Figure scripts:
::::::::

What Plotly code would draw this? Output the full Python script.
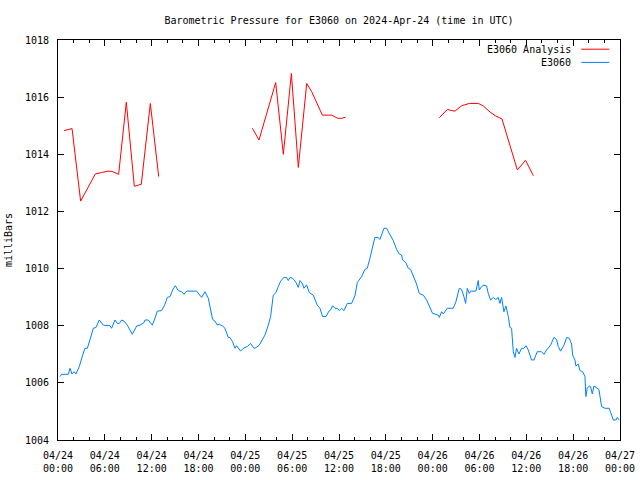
import pandas as pd
import plotly.graph_objects as go

title_text = "Barometric Pressure for E3060 on 2024-Apr-24 (time in UTC)"
start_time = "2024-04-24 00:00"
end_time = "2024-04-27 00:00"

# E3060 Analysis (hours after start, milliBars); None = gap
analysis_hours = [0.77, 1.8, 2.9, 3.42, 4.06, 4.78, 5.55, 6.4, 6.92, 7.77, 8.75, 9.78, 10.67, 11.83, 12.9,
                  18.0,
                  24.9, 25.75, 27.89, 28.87, 29.9, 30.79, 31.86, 32.5, 33.87, 35.06, 35.83, 36.34, 36.85,
                  42.0,
                  48.86, 49.88, 50.44, 50.86, 51.72, 52.7, 53.85, 54.49, 55.35, 56.07, 56.88, 58.85, 59.9, 60.9]
analysis_mb = [1014.83, 1014.9, 1012.36, 1012.63, 1012.98, 1013.31, 1013.36, 1013.41, 1013.4, 1013.3, 1015.82,
               1012.88, 1012.95, 1015.78, 1013.22,
               None,
               1014.91, 1014.5, 1016.51, 1014.0, 1016.83, 1013.54, 1016.48, 1016.19, 1015.37, 1015.37, 1015.26,
               1015.26, 1015.3,
               None,
               1015.28, 1015.57, 1015.53, 1015.51, 1015.70, 1015.78, 1015.78, 1015.69, 1015.48, 1015.34, 1015.24,
               1013.45, 1013.79, 1013.25]

# E3060 observations
obs_hours = [0.26, 0.47, 1.32, 1.54, 1.79, 2.05, 2.31, 2.73, 3.16, 3.46, 3.76, 4.1, 4.53, 4.87, 5.29, 5.81,
             6.66, 6.87, 7.3, 7.6, 7.86, 8.16, 8.45, 8.88, 9.52, 10.08, 10.5, 11.02, 11.14, 11.57, 12.08, 12.42,
             12.72, 13.28, 13.71, 14.0, 14.35, 14.69, 15.03, 15.41, 15.84, 16.14, 16.48, 17.76, 18.4, 18.83,
             19.26, 19.56, 19.81, 20.11, 20.41, 20.67, 21.09, 21.39, 21.61, 21.82, 22.03, 22.37, 22.67, 22.88,
             23.4, 23.74, 24.25, 24.68, 25.1, 25.36, 25.79, 26.21, 26.51, 26.94, 27.24, 27.58, 27.92, 28.22,
             28.52, 28.95, 29.29, 29.5, 29.72, 30.06, 30.48, 30.78, 31.0, 31.34, 31.51, 31.85, 32.19, 32.7,
             33.22, 33.56, 33.9, 34.33, 34.71, 34.92, 35.18, 35.48, 35.78, 36.04, 36.33, 36.63, 37.06, 37.61,
             38.04, 38.34, 38.9, 39.32, 39.62, 39.96, 40.26, 40.6, 41.03, 41.24, 41.76, 42.1, 42.44, 42.95,
             43.38, 43.72, 44.02, 44.15, 44.57, 44.87, 45.17, 45.6, 45.94, 46.28, 46.8, 47.22, 47.65, 47.99,
             48.42, 48.72, 48.85, 49.15, 49.36, 49.87, 50.64, 50.98, 51.41, 51.71, 52.0, 52.22, 52.43, 52.69,
             52.9, 53.54, 53.84, 53.97, 54.27, 54.57, 54.91, 55.12, 55.42, 55.76, 56.1, 56.4, 56.62, 56.83,
             57.13, 57.39, 57.69, 57.9, 58.11, 58.33, 58.54, 58.75, 59.05, 59.39, 59.69, 59.95, 60.25, 60.67,
             60.97, 61.4, 61.95, 62.25, 62.6, 63.11, 63.53, 63.88, 64.09, 64.39, 64.82, 65.16, 65.5, 65.8,
             65.93, 66.23, 66.35, 66.65, 66.87, 67.21, 67.51, 67.63, 67.8, 68.06, 68.23, 68.45, 68.66, 69.0,
             69.3, 69.64, 70.07, 70.62, 70.92, 71.14, 71.48, 71.65, 71.9]
obs_mb = [1006.22, 1006.3, 1006.3, 1006.51, 1006.31, 1006.39, 1006.31, 1006.57, 1006.97, 1007.21, 1007.21,
          1007.56, 1007.91, 1007.94, 1008.2, 1008.02, 1008.0, 1007.91, 1008.2, 1008.08, 1008.08, 1008.2, 1008.16,
          1008.02, 1007.7, 1007.99, 1008.02, 1008.11, 1008.2, 1008.2, 1008.02, 1008.26, 1008.51, 1008.53,
          1008.75, 1008.99, 1009.02, 1009.25, 1009.4, 1009.23, 1009.19, 1009.1, 1009.21, 1009.21, 1008.99,
          1009.19, 1008.96, 1008.55, 1008.22, 1008.16, 1008.02, 1008.05, 1007.99, 1007.91, 1007.76, 1007.59,
          1007.59, 1007.44, 1007.21, 1007.3, 1007.11, 1007.21, 1007.27, 1007.38, 1007.21, 1007.23, 1007.32,
          1007.52, 1007.67, 1008.02, 1008.32, 1009.07, 1009.16, 1009.37, 1009.56, 1009.69, 1009.69, 1009.58,
          1009.69, 1009.66, 1009.52, 1009.34, 1009.58, 1009.46, 1009.31, 1009.43, 1009.16, 1009.07, 1008.72,
          1008.61, 1008.32, 1008.32, 1008.51, 1008.55, 1008.7, 1008.61, 1008.61, 1008.53, 1008.61, 1008.53,
          1008.78, 1008.78, 1009.04, 1009.51, 1009.72, 1009.97, 1010.01, 1010.36, 1010.71, 1011.09, 1011.09,
          1011.02, 1011.41, 1011.41, 1011.23, 1010.98, 1010.67, 1010.51, 1010.47, 1010.3, 1010.21, 1010.01,
          1009.97, 1009.69, 1009.46, 1009.13, 1009.07, 1008.9, 1008.64, 1008.43, 1008.4, 1008.37, 1008.29,
          1008.49, 1008.41, 1008.61, 1008.61, 1008.84, 1009.31, 1009.27, 1009.02, 1008.78, 1009.31, 1009.13,
          1009.21, 1009.21, 1009.58, 1009.25, 1009.37, 1009.42, 1009.39, 1009.13, 1008.9, 1008.99, 1008.92,
          1008.99, 1008.78, 1008.99, 1008.49, 1008.69, 1008.32, 1007.94, 1007.91, 1007.09, 1006.89, 1007.21,
          1007.01, 1007.21, 1007.21, 1007.3, 1007.15, 1006.8, 1006.8, 1007.09, 1007.09, 1007.0, 1007.15,
          1007.32, 1007.59, 1007.52, 1007.27, 1007.11, 1007.32, 1007.59, 1007.56, 1007.36, 1006.97, 1006.8,
          1006.59, 1006.66, 1006.43, 1006.39, 1006.22, 1005.52, 1005.81, 1005.89, 1005.87, 1005.61, 1005.89,
          1005.83, 1005.77, 1005.17, 1005.11, 1005.11, 1004.87, 1004.7, 1004.7, 1004.79, 1004.7]

y_ticks = [1004, 1006, 1008, 1010, 1012, 1014, 1016, 1018]
x_tick_labels = ["04/24<br>00:00", "04/24<br>06:00", "04/24<br>12:00", "04/24<br>18:00",
                 "04/25<br>00:00", "04/25<br>06:00", "04/25<br>12:00", "04/25<br>18:00",
                 "04/26<br>00:00", "04/26<br>06:00", "04/26<br>12:00", "04/26<br>18:00",
                 "04/27<br>00:00"]

t0 = pd.Timestamp(start_time)
analysis_t = [t0 + pd.Timedelta(hours=h) for h in analysis_hours]
obs_t = [t0 + pd.Timedelta(hours=h) for h in obs_hours]
x_tick_vals = list(pd.date_range(start_time, end_time, freq="6h"))

RED = "#ff0000"
BLUE = "#0080ff"
FONT = "DejaVu Sans Mono"

fig = go.Figure()
fig.add_trace(go.Scatter(x=obs_t, y=obs_mb, mode="lines", name="E3060",
                         line=dict(color=BLUE, width=1), showlegend=False))
fig.add_trace(go.Scatter(x=analysis_t, y=analysis_mb, mode="lines", name="E3060 Analysis",
                         line=dict(color=RED, width=1), connectgaps=False, showlegend=False))

axis_common = dict(showline=True, linecolor="black", linewidth=1, mirror="ticks",
                   ticks="inside", tickcolor="black", showgrid=False, zeroline=False, automargin=False,
                   tickfont=dict(family=FONT, size=10, color="black"))

fig.update_xaxes(range=[t0, pd.Timestamp(end_time)], tickvals=x_tick_vals, ticktext=x_tick_labels,
                 ticklen=6, ticklabelstandoff=6,
                 minor=dict(dtick=2 * 3600 * 1000, ticks="inside", ticklen=3, tickcolor="black"),
                 **axis_common)
fig.update_yaxes(range=[1004, 1018], tickvals=y_ticks, ticklen=6, ticklabelstandoff=6,
                 title=dict(text="milliBars", font=dict(family=FONT, size=10, color="black"), standoff=10),
                 **axis_common)

# gnuplot-style legend (text left of sample line)
legend_items = [("E3060 Analysis", RED, 0.977), ("E3060", BLUE, 0.944)]
for name, color, yy in legend_items:
    fig.add_annotation(x=0.917, y=yy, xref="paper", yref="paper", text=name, showarrow=False,
                       xanchor="right", yanchor="middle", font=dict(family=FONT, size=10, color="black"))
    fig.add_shape(type="line", xref="paper", yref="paper", x0=0.931, x1=0.981, y0=yy, y1=yy,
                  line=dict(color=color, width=1))

fig.update_layout(
    width=640, height=480,
    margin=dict(l=58, r=20, t=40, b=40, autoexpand=False),
    paper_bgcolor="white", plot_bgcolor="white",
    title=dict(text=title_text, x=339 / 640, xanchor="center",
               y=1 - 20 / 480, yanchor="middle",
               font=dict(family=FONT, size=10, color="black")),
    font=dict(family=FONT, size=10, color="black"),
    showlegend=False,
)

fig.write_html("out.html", config={"displayModeBar": False},
               post_script="document.body.style.margin='0';document.body.style.overflow='hidden';")
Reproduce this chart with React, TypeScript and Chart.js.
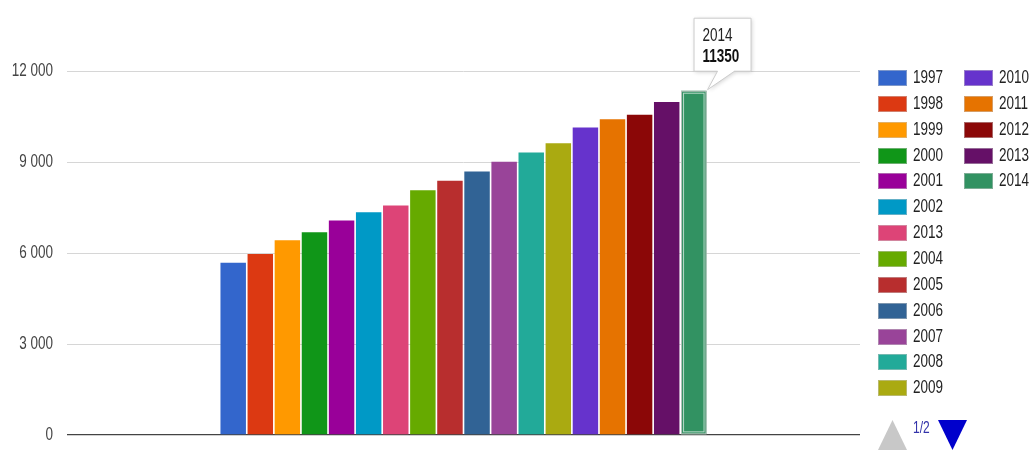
import React, { useEffect, useRef } from "react";
import { Chart, registerables } from "chart.js";

Chart.register(...registerables);

const categories: string[] = [""];
const seriesLabels: string[] = [
  "1997", "1998", "1999", "2000", "2001", "2002", "2013", "2004", "2005",
  "2006", "2007", "2008", "2009", "2010", "2011", "2012", "2013", "2014",
];
const seriesValues: number[] = [
  5680, 5970, 6420, 6680, 7070, 7340, 7570, 8070, 8380,
  8690, 9010, 9310, 9620, 10140, 10410, 10560, 10980, 11350,
];
const seriesColors: string[] = [
  "#3366cc", "#dc3912", "#ff9900", "#109618", "#990099", "#0099c6", "#dd4477", "#66aa00", "#b82e2e",
  "#316395", "#994499", "#22aa99", "#aaaa11", "#6633cc", "#e67300", "#8b0707", "#651067", "#329262",
];
const yTicks: number[] = [0, 3000, 6000, 9000, 12000];
const selectedIndex = 17;
const pageLabel = "1/2";

const FONT = "'Liberation Sans', Arial, sans-serif";
const STRETCH = 1.3;

const fmt = (n: number) => String(n).replace(/\B(?=(\d{3})+(?!\d))/g, " ");

function drawStretchedText(ctx: CanvasRenderingContext2D, text: string, x: number, y: number, font: string, color: string, align: CanvasTextAlign) {
  ctx.save();
  ctx.translate(x, y);
  ctx.scale(1, STRETCH);
  ctx.font = font;
  ctx.fillStyle = color;
  ctx.textAlign = align;
  ctx.textBaseline = "middle";
  ctx.fillText(text, 0, 0);
  ctx.restore();
}

const overlayPlugin = {
  id: "overlay",
  afterDraw(chart: any) {
    const ctx: CanvasRenderingContext2D = chart.ctx;
    const yScale = chart.scales.y;
    // y tick labels
    yScale.ticks.forEach((t: any) => {
      const py = yScale.getPixelForValue(t.value);
      drawStretchedText(ctx, fmt(t.value), chart.chartArea.left - 14, py, `13.5px ${FONT}`, "#444", "right");
    });
    // selected bar highlight
    const el = chart.getDatasetMeta(selectedIndex).data[0];
    if (!el) return;
    const left = el.x - el.width / 2;
    const right = el.x + el.width / 2;
    const top = el.y;
    const bottom = el.base;
    ctx.save();
    ctx.strokeStyle = "rgba(255,255,255,0.65)";
    ctx.lineWidth = 1;
    ctx.strokeRect(left + 2.5, top + 2.5, el.width - 5, bottom - top - 5);
    ctx.strokeStyle = "rgba(200,200,200,0.9)";
    ctx.strokeRect(left + 0.5, top + 0.5, el.width - 1, bottom - top - 1);
    ctx.restore();

    // tooltip
    const bw = 57, bh = 53;
    const bx = right - 13;
    const by = top - 20 - bh;
    ctx.save();
    ctx.shadowColor = "rgba(0,0,0,0.18)";
    ctx.shadowBlur = 4;
    ctx.shadowOffsetX = 1;
    ctx.shadowOffsetY = 1;
    ctx.fillStyle = "#ffffff";
    ctx.strokeStyle = "#cccccc";
    ctx.lineWidth = 1;
    ctx.beginPath();
    ctx.moveTo(bx + 0.5, by + 0.5);
    ctx.lineTo(bx + bw + 0.5, by + 0.5);
    ctx.lineTo(bx + bw + 0.5, by + bh + 0.5);
    ctx.lineTo(bx + 41, by + bh + 0.5);
    ctx.lineTo(right + 1, top - 1);
    ctx.lineTo(bx + 24, by + bh + 0.5);
    ctx.lineTo(bx + 0.5, by + bh + 0.5);
    ctx.closePath();
    ctx.fill();
    ctx.shadowColor = "transparent";
    ctx.stroke();
    ctx.restore();
    drawStretchedText(ctx, seriesLabels[selectedIndex], bx + 9, by + 18, `13.5px ${FONT}`, "#222", "left");
    drawStretchedText(ctx, String(seriesValues[selectedIndex]), bx + 9, by + 39, `bold 13.5px ${FONT}`, "#111", "left");
  },
};

export default function App() {
  const canvasRef = useRef<HTMLCanvasElement | null>(null);

  useEffect(() => {
    document.body.style.margin = "0";
    const canvas = canvasRef.current;
    if (!canvas) return;
    const chart = new Chart(canvas, {
      type: "bar",
      data: {
        labels: categories,
        datasets: seriesLabels.map((label, i) => ({
          label,
          data: [seriesValues[i]],
          backgroundColor: seriesColors[i],
          borderWidth: 0,
          categoryPercentage: 0.615,
          barPercentage: 0.94,
        })),
      },
      options: {
        responsive: false,
        animation: false,
        devicePixelRatio: 1,
        layout: { padding: { left: 0, right: 175, top: 71, bottom: 15 } },
        plugins: { legend: { display: false }, tooltip: { enabled: false }, title: { display: false } },
        scales: {
          x: { display: false },
          y: {
            min: 0,
            max: 12000,
            afterBuildTicks: (s: any) => { s.ticks = yTicks.map((v) => ({ value: v })); },
            afterFit: (s: any) => { s.width = 67; },
            ticks: { display: false },
            border: { display: false },
            grid: {
              drawTicks: false,
              color: (c: any) => (c.tick && c.tick.value === 0 ? "#444" : "#d6d6d6"),
              lineWidth: (c: any) => (c.tick && c.tick.value === 0 ? 1.3 : 1),
            },
          },
        },
      },
      plugins: [overlayPlugin],
    });
    return () => chart.destroy();
  }, []);

  const col1Left = 878;
  const col2Left = 964;
  const rowTop = 70;
  const rowStep = 25.85;
  const perCol = 13;

  return (
    <div style={{ position: "absolute", left: 0, top: 0, width: 1035, height: 450, background: "#fff", overflow: "hidden" }}>
      <canvas ref={canvasRef} width={1035} height={450} style={{ position: "absolute", left: 0, top: 0 }} />
      {seriesLabels.map((label, i) => {
        const col = i < perCol ? 0 : 1;
        const row = i < perCol ? i : i - perCol;
        const left = col === 0 ? col1Left : col2Left;
        const top = rowTop + row * rowStep;
        return (
          <div key={i} style={{ position: "absolute", left, top, height: 16, display: "flex", alignItems: "center" }}>
            <div style={{ width: 29, height: 16, background: seriesColors[i], boxSizing: "border-box", border: "1px solid rgba(200,200,200,0.5)" }} />
            <span style={{ marginLeft: 6, font: `13.5px ${FONT}`, color: "#222", transform: `scaleY(${STRETCH})`, display: "inline-block", lineHeight: "16px" }}>{label}</span>
          </div>
        );
      })}
      <svg style={{ position: "absolute", left: 876, top: 418 }} width={100} height={32}>
        <polygon points="2,32 16.5,2 31,32" fill="#c8c8c8" />
        <polygon points="62,2 91,2 76.5,32" fill="#0000cc" />
      </svg>
      <span style={{ position: "absolute", left: 913, top: 421, font: `12px ${FONT}`, color: "#3333aa", transform: `scaleY(${STRETCH})`, display: "inline-block", lineHeight: "14px" }}>{pageLabel}</span>
    </div>
  );
}
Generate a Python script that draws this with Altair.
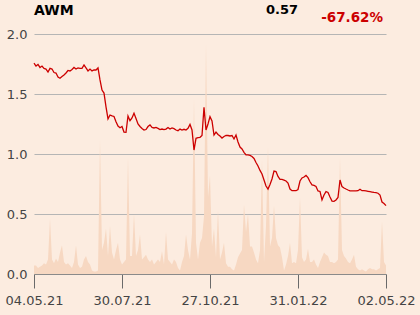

::::::::

WHAT TO WORK ON:
From the records, copy every line that has the string "this" in it.

ANSWER:
What Plotly code would draw this? Output the full Python script.
Reproduce this chart with React, TypeScript and Chart.js.
Generate a Python script that draws this with Altair.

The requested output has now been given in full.